As he said to the Syro-Phoenician woman "I was sent only to the lost sheep of the house of Israel" (Matthew ch15 v24).
Exceptions to this rule were very unusual.
The Jews themselves could not grasp or even tolerate the idea that God might want to work with Gentiles. They got murderously violent against both Jesus and Paul, just for suggesting it.
The whole point of the Cornelius story in Acts is that Peter would have been reluctant even to associate with a Gentile. It took a special vision from God to convince him that preaching the gospel to Gentiles was a legitimate thing to do.

The Samaritans were not quite Gentiles.
From the Jewish point of view, they were descendants of God's people Israel who had fallen into error (by wanting to worship outside Jerusalem). They followed the Pentateuch,but not the prophets.
Hence the symbolic sequence of the expansion of the gospel in Acts.
First, the Jews only, chs 1-7.
Then the Samaritans, ch8, the half-way house between the Jews themselves and the real Gentiles.
Then even the Gentiles, from ch10 onwards.
John ch10 v16 and ch11 v52 are about the same process of expanding from the small circle of pure Jews to the rest of the world.

edit on 31-5-2015 by DISRAELI because: (no reason given)

posted on May, 31 2015 @ 08:53 AM
Interesting, thanks for that.

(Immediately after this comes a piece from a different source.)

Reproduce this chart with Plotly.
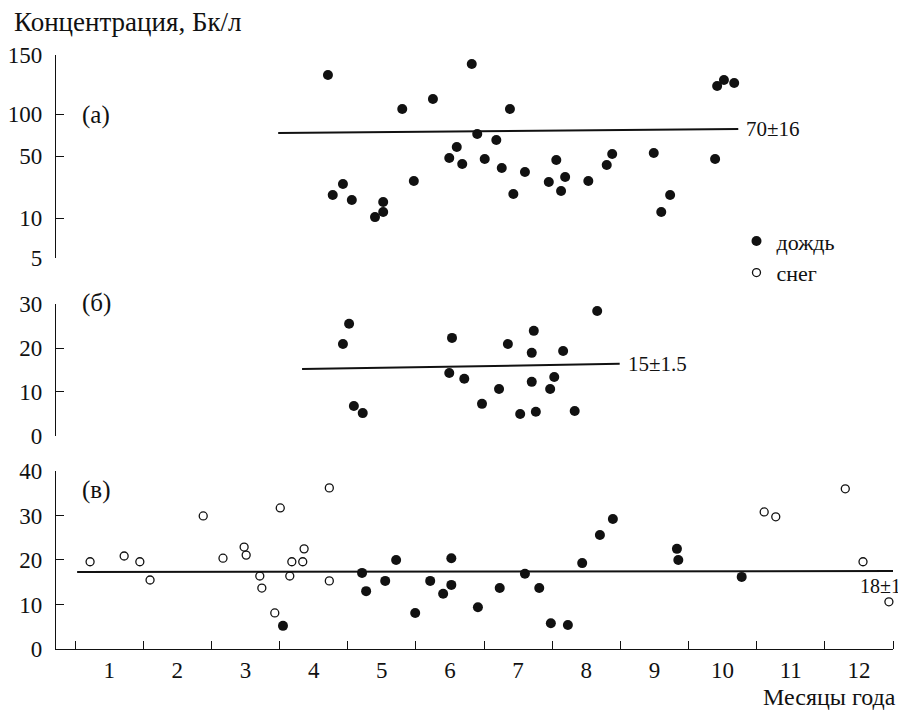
import numpy as np
import plotly.graph_objects as go

# ---------------- data ----------------
MONTHS = list(range(1, 13))
MONTH_LABELS = [str(m) for m in MONTHS]
MONTH_EDGES = [m - 0.5 for m in MONTHS] + [12.5]

# panel (а) — rain, odd non-uniform scale
A_TICKS = [5, 10, 50, 100, 150]
A_TICK_POS = [0, 40, 102, 144, 203]
A_RAIN_X = [4.21, 4.28, 4.43, 4.56, 4.90, 5.02, 5.02, 5.30, 5.47, 5.75, 5.99, 6.10,
            6.18, 6.32, 6.40, 6.51, 6.68, 6.76, 6.88, 6.93, 7.10, 7.45, 7.56, 7.63,
            7.69, 8.03, 8.30, 8.38, 8.99, 9.10, 9.23, 9.89, 9.92, 10.02, 10.17]
A_RAIN_Y = [133, 24.8, 31.9, 21.6, 10.6, 20.3, 13.9, 104.2, 33.9, 112.7, 48.7, 60.7,
            44.8, 142.4, 76.2, 48.1, 69.0, 42.3, 104.2, 25.5, 39.7, 33.2, 47.4, 27.4,
            36.5, 33.9, 44.2, 52.4, 53.6, 13.9, 24.8, 48.1, 123.7, 128.8, 126.3]
A_LINE_X = [3.48, 10.23]
A_LINE_Y = [77.4, 82.1]
A_LABEL = "70±16"

# panel (б) — rain
B_TICKS = [0, 10, 20, 30]
B_RAIN_X = [4.52, 4.43, 4.59, 4.72, 6.03, 5.99, 6.21, 6.47, 6.72, 6.85, 7.03, 7.20,
            7.20, 7.23, 7.26, 7.47, 7.53, 7.66, 7.83, 8.16, 8.19]
B_RAIN_Y = [25.5, 20.9, 6.8, 5.2, 22.3, 14.3, 13.0, 7.3, 10.7, 20.9, 5.0, 12.3,
            18.9, 23.9, 5.5, 10.7, 13.4, 19.3, 5.7, 28.4, 31.6]
B_LINE_X = [3.83, 8.49]
B_LINE_Y = [15.2, 16.4]
B_LABEL = "15±1.5"

# panel (в) — rain and snow
C_TICKS = [0, 10, 20, 30, 40]
C_SNOW_X = [0.72, 1.22, 1.45, 1.60, 2.38, 2.67, 2.98, 3.01, 3.21, 3.24, 3.39, 3.43,
            3.51, 3.65, 3.68, 3.84, 3.86, 4.23, 4.23, 10.61, 10.78, 11.80, 12.06, 12.44]
C_SNOW_Y = [19.6, 20.9, 19.6, 15.5, 29.9, 20.4, 22.9, 21.1, 16.4, 13.7, 40.4, 8.1,
            31.7, 16.4, 19.6, 19.6, 22.5, 36.2, 15.3, 30.8, 29.7, 36.0, 19.6, 10.6]
C_RAIN_X = [3.55, 4.71, 4.77, 5.05, 5.21, 5.49, 5.71, 5.90, 6.02, 6.02, 6.41, 6.73,
            7.10, 7.31, 7.48, 7.73, 7.94, 8.20, 8.39, 9.33, 9.35, 10.28]
C_RAIN_Y = [5.2, 17.1, 13.0, 15.3, 20.0, 8.1, 15.3, 12.4, 20.4, 14.4, 9.4, 13.7,
            16.9, 13.7, 5.8, 5.4, 19.3, 25.6, 29.2, 22.5, 20.0, 16.2]
C_LINE_X = [0.53, 12.5]
C_LINE_Y = [17.3, 17.5]
C_LABEL = "18±1"

RAIN_NAME = "дождь"
SNOW_NAME = "снег"


def a_scale(v):
    return np.interp(v, A_TICKS, A_TICK_POS)


FONT = "Liberation Serif, Times New Roman, serif"
BLACK = "#111111"

fig = go.Figure()

rain_marker = dict(color=BLACK, size=10, symbol="circle")
snow_marker = dict(color=BLACK, size=8, symbol="circle-open", line=dict(width=1.3, color=BLACK))

# panel (а)
fig.add_trace(go.Scatter(x=A_RAIN_X, y=a_scale(A_RAIN_Y), mode="markers", marker=rain_marker,
                         name=RAIN_NAME, showlegend=True, xaxis="x", yaxis="y", cliponaxis=False))
fig.add_trace(go.Scatter(x=A_LINE_X, y=a_scale(A_LINE_Y), mode="lines",
                         line=dict(color=BLACK, width=2), showlegend=False, xaxis="x", yaxis="y"))
# panel (б)
fig.add_trace(go.Scatter(x=B_RAIN_X, y=B_RAIN_Y, mode="markers", marker=rain_marker,
                         showlegend=False, xaxis="x", yaxis="y2", cliponaxis=False))
fig.add_trace(go.Scatter(x=B_LINE_X, y=B_LINE_Y, mode="lines",
                         line=dict(color=BLACK, width=2), showlegend=False, xaxis="x", yaxis="y2"))
# panel (в)
fig.add_trace(go.Scatter(x=C_LINE_X, y=C_LINE_Y, mode="lines",
                         line=dict(color=BLACK, width=2), showlegend=False, xaxis="x", yaxis="y3"))
fig.add_trace(go.Scatter(x=C_SNOW_X, y=C_SNOW_Y, mode="markers", marker=snow_marker,
                         name=SNOW_NAME, showlegend=True, xaxis="x", yaxis="y3", cliponaxis=False))
fig.add_trace(go.Scatter(x=C_RAIN_X, y=C_RAIN_Y, mode="markers", marker=rain_marker,
                         showlegend=False, xaxis="x", yaxis="y3", cliponaxis=False))

tickfont = dict(family=FONT, size=23, color=BLACK)
yax_common = dict(showline=True, linecolor=BLACK, linewidth=1.3, ticks="inside", ticklen=8,
                  tickwidth=1.3, tickcolor=BLACK, showgrid=False, zeroline=False,
                  tickfont=tickfont, anchor="x", ticklabelstandoff=8, automargin=False)

# the page body adds an 8px offset, so the figure is 8px smaller than the window
fig.update_layout(
    width=898, height=703,
    margin=dict(l=48, r=13, t=47, b=62),
    plot_bgcolor="white", paper_bgcolor="white",
    font=dict(family=FONT, color=BLACK),
    xaxis=dict(domain=[0, 1], range=[0.22, 12.5], anchor="y3", automargin=False,
               tickmode="array", tickvals=MONTHS, ticktext=MONTH_LABELS, ticks="",
               minor=dict(tickmode="array", tickvals=MONTH_EDGES, ticks="inside",
                          ticklen=8, tickwidth=1.3, tickcolor=BLACK, showgrid=False),
               showline=True, linecolor=BLACK, linewidth=1.3, showgrid=False, zeroline=False,
               tickfont=tickfont),
    yaxis=dict(domain=[0.6582, 1.0], range=[a_scale(A_TICKS[0]), a_scale(A_TICKS[-1])],
               tickmode="array", tickvals=list(a_scale(A_TICKS)), ticktext=[str(t) for t in A_TICKS],
               **yax_common),
    yaxis2=dict(domain=[0.3586, 0.5808], range=[B_TICKS[0], B_TICKS[-1]],
                tickmode="array", tickvals=B_TICKS, **yax_common),
    yaxis3=dict(domain=[0.0, 0.2997], range=[C_TICKS[0], C_TICKS[-1]],
                tickmode="array", tickvals=C_TICKS, **yax_common),
    legend=dict(x=0.813, y=0.722, xanchor="left", yanchor="top",
                font=dict(family=FONT, size=22, color=BLACK),
                bgcolor="rgba(0,0,0,0)", itemwidth=30, tracegroupgap=0),
)

fig.add_annotation(text="Концентрация, Бк/л", xref="paper", yref="paper", x=-0.052, y=1.0556,
                   xanchor="left", yanchor="middle", showarrow=False,
                   font=dict(family=FONT, size=27, color=BLACK))
fig.add_annotation(text="Месяцы года", xref="paper", yref="paper", x=1.006, y=-0.0815,
                   xanchor="right", yanchor="middle", showarrow=False,
                   font=dict(family=FONT, size=24, color=BLACK))
panel_font = dict(family=FONT, size=25, color=BLACK)
fig.add_annotation(text="(а)", xref="paper", yref="paper", x=0.0287, y=0.899,
                   xanchor="left", yanchor="middle", showarrow=False, font=panel_font)
fig.add_annotation(text="(б)", xref="paper", yref="paper", x=0.0287, y=0.5825,
                   xanchor="left", yanchor="middle", showarrow=False, font=panel_font)
fig.add_annotation(text="(в)", xref="paper", yref="paper", x=0.0287, y=0.2677,
                   xanchor="left", yanchor="middle", showarrow=False, font=panel_font)

lab_font = dict(family=FONT, size=21, color=BLACK)
fig.add_annotation(text=A_LABEL, x=A_LINE_X[-1], y=float(a_scale(A_LINE_Y[-1])), xref="x", yref="y",
                   xanchor="left", yanchor="middle", xshift=6, showarrow=False, font=lab_font)
fig.add_annotation(text=B_LABEL, x=B_LINE_X[-1], y=B_LINE_Y[-1], xref="x", yref="y2",
                   xanchor="left", yanchor="middle", xshift=6, showarrow=False, font=lab_font)
fig.add_annotation(text=C_LABEL, x=C_LINE_X[-1], y=C_LINE_Y[-1], xref="x", yref="y3",
                   xanchor="right", yanchor="middle", xshift=10, yshift=-15, showarrow=False,
                   font=dict(family=FONT, size=20, color=BLACK))

fig.write_html("out.html")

Praise The Lord. This helps shine a new light for me on Jn 10:16. I was not familiar with this methodic, progressive inclusion of the Gentiles. Jesus, sneaking in a line like verse 16, as a "figure of speech", was brilliant, considering the vehement opposition the Jews had for Gentiles as you've highlighted.

Same outcome through modern lenses though, ET's would simply be one more group of Gentiles. They would be sheep too, wether they know it or not.